CI/CD Best Practices
Conductor resources and metadata are the core part of your application and should be versioned, controlled, and released similarly to the code.
When moving Conductor resources across different environments, there are three main components involved:
- Workflow definitions (maintained as JSON or as code)
- Other metadata, like task definitions, user forms, event handlers, webhooks, AI prompts, schemas, and so on (maintained as JSON)
- Worker implementation used by the workflows (in code)
CI/CD for Conductor workflows and resources
Similar to any CI/CD pipeline, this is the general process for managing Conductor resources across releases:
- Download the resource JSONs to a version control system.
- (For workflow definitions) Run tests on the changes.
- Deploy the resource JSONs to the target environment using a pipeline or script.
The exact steps depend on your own CI/CD implementation, but this guide will showcase some general procedures to accomplish this.
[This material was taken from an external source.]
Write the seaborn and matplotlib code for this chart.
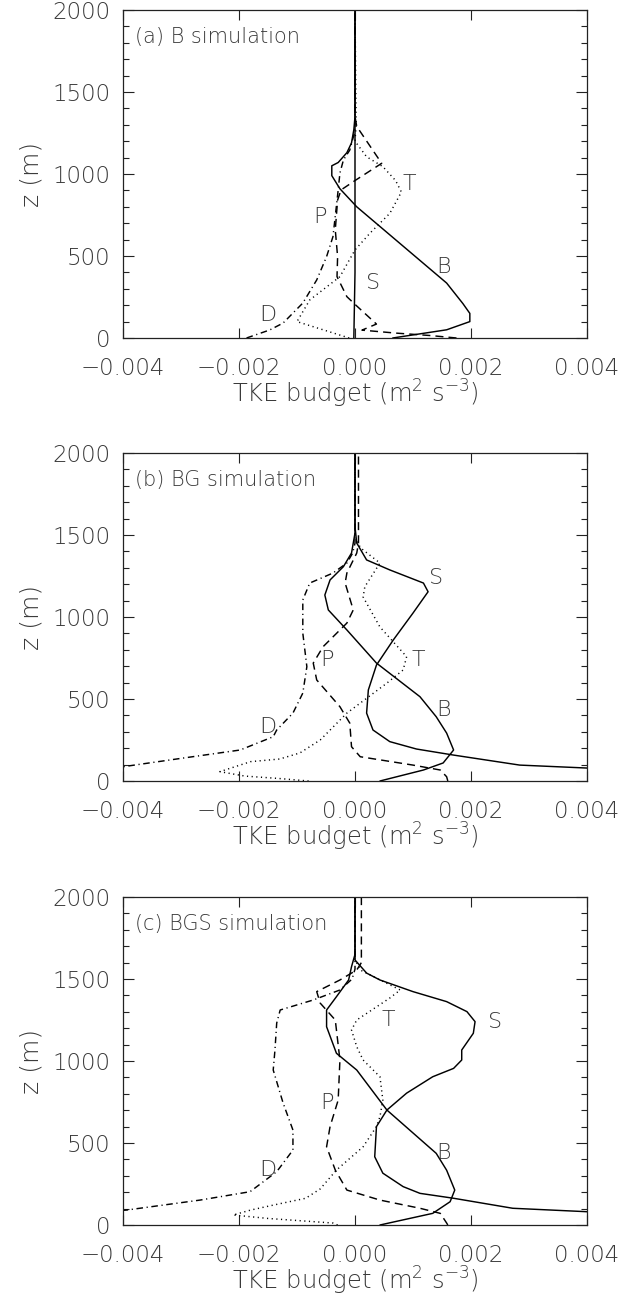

Step 1: Download resource JSONs
Use the Conductor UI to download each JSON one by one, or the API to download the JSONs in bulk.
- Conductor UI
- API
To download each JSON:
- Go to Definitions > Workflows or Task or User Forms or Event Handler or Webhook or AI Prompts or Schemas in the left navigation menu.
- Select the desired resource.
- Retrieve the JSON in one of the following ways:
- Select Download to download the .json file, or
- Go to the Code tab and copy the JSON into a file.
- Save the files to your version control system.
You must generate an access token to authenticate your API requests. Refer to Authentication for more information.
- To retrieve the workflow definition JSONs, you can use the Get All Workflow Definitions API, which allows you to filter based on tags or a specific workflow.
- To retrieve the task definition JSONs, you can use the Get All Task Definitions API, which also allows you to filter based on tags.
- To retrieve the user form JSONs, you can use the Get User Forms API.
Refer to the API Docs on your Conductor UI for more details on the available API endpoints.
Once the resources are updated in your version control system, you can open a PR and begin testing.
Step 2: Test workflow definitions
As part of the CI pipeline, workflow definitions should be maintained as independent units that can be unit and integration-tested before being released to the production environment.
For a guide on testing Conductor workflows, refer to Unit and Regression Tests.
Step 3: Deploy changes to the target environment
When deploying the changes to your target environment, it is crucial to assess what resources are being modified and the deployment scope. For example, the deployment will only target resources grouped under a specific tag, a file name prefix, etc.
Once you have determined the deployment scope, map the resources to the endpoints you need to call to deploy the changes. For example, use the Update Workflow Definition API to update the workflow definition JSONs.
Refer to the API Docs on your Conductor UI for the full list of available API endpoints for updating the different resources.
You can use pipelines or deployment scripts to push the changes in an automated fashion.
Example deployment script
The following script cycles through all the workflow definitions in the current folder and uploads them to the Conductor server.
To use the script, you must inject ORKES_ACCESS_KEY
, ORKES_ACCESS_SECRET
, and ORKES_CONDUCTOR_SERVER_URL
(ending in /api) variables with the appropriate values in your deployment pipeline. Refer to Authentication for a guide on retrieving your Orkes access tokens.
export response=`curl -s -X POST $CONDUCTOR_SERVER_URL/token -H 'Content-Type:application/json' -d '{
"keyId": "'"$CONDUCTOR_AUTH_KEY"'",
"keySecret": "'"$CONDUCTOR_AUTH_SECRET"'"
}'`
if [[ "$response" != *'token'* ]]; then
echo "Unable to generate the auth header. Please check KEY, SECRET and CONDUCTOR_SERVER_URL variables"
echo "Server response:"
echo $response
exit 1
fi
export token=`echo $response | cut -d '"' -f4`
for FILE in main/resources/workflows/*;
do
echo "Deploying @$FILE";
curl -X POST $CONDUCTOR_SERVER_URL/metadata/workflow?overwrite=true -H "X-Authorization: $token" -H "accept: */*" -H "Content-Type: application/json" -d @$FILE
done
Refer to the full source code in .../src/deploy_workflows.sh.
CI/CD for workers
Workers are application-specific code deployed in a non-Conductor environment. They should be maintained, tested, and released as any other code released to production. Here are some best practices for maintaining workers:
- Keep worker deployments and maintenance separate from the workflows.
- Unit test workers based on the expected inputs and outputs, similar to any other application code.
- Workers are the unit of scale for your workflows. You can either deploy each worker in an independent container or group a set of workers to be scaled up/down together.